Three Yale doctors selected for Yale-New Haven Hospital career development program

Three Yale doctors have been accepted into the first Yale-New Haven Hospital Center for Outcomes Research and Evaluation career development program in Patient-Centered Outcomes Research (Y-CORE PCOR). They will receive two years of training and career development support. The three scholars were selected for their strong commitment to patient-centered outcomes research and comparative effectiveness research.

Three Yale doctors have been accepted into the first Yale-New Haven Hospital Center for Outcomes Research and Evaluation career development program in Patient-Centered Outcomes Research (Y-CORE PCOR). They will receive two years of training and career development support. The three scholars were selected for their strong commitment to patient-centered outcomes research and comparative effectiveness research. They are:

Dr. Nihar Desai, assistant professor in the Section of Cardiovascular Medicine at Yale. He earned his undergraduate degree from Lehigh University, medical degree from the University of Connecticut, and an M.P.H. from the Harvard School of Public Health. He completed residency training as well as a cardiology fellowship at Brigham and Women’s Hospital and Harvard Medical School. Desai’s study will employ novel analytical methods to advanced patient-centered outcomes and comparative effectiveness research related to atrial fibrillation. He plans to create a shared decision-making tool for the need for and optimal selection of antithrombotic therapy in patients with atrial fibrillation.

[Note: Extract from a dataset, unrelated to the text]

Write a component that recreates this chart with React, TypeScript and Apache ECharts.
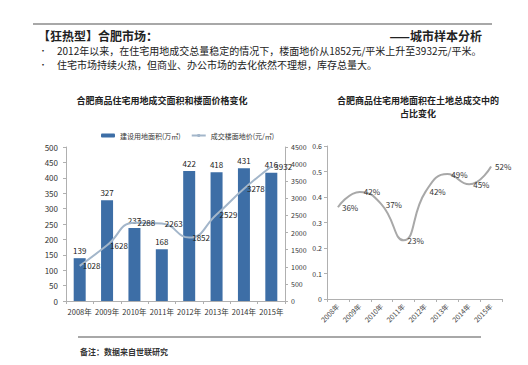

Dr. Erica Spatz, assistant professor in the Section of Cardiovascular Medicine at Yale. She earned her undergraduate degree from Vanderbilt University and completed medical school in Beer Sheva, Israel. She completed residency at Montefiore Medical Center and a research fellowship with the Robert Wood Johnson Foundation Clinical Scholars and a clinical fellowship in Cardiology, both at Yale. For her Y-CORE PCOR project, Spatz will examine the patient, physician, and organizational perspectives on shared decision-making. She hopes to create a guide that will integrate shared decision-making into routine clinical practice.

Dr. Shi-Yi Wang, assistant professor of epidemiology at the Yale School of Public Health. He earned his medical degree from Taipei Medical College in Taiwan and a Ph.D. from the University of Minnesota. Wang will be conducting a study that integrates decision aids, which are tools for giving patients the information they need to make decisions based on goals and preferences. He will apply a decision aid model in a population of older women with early stage breast cancer who are deciding whether or not to receive radiotherapy.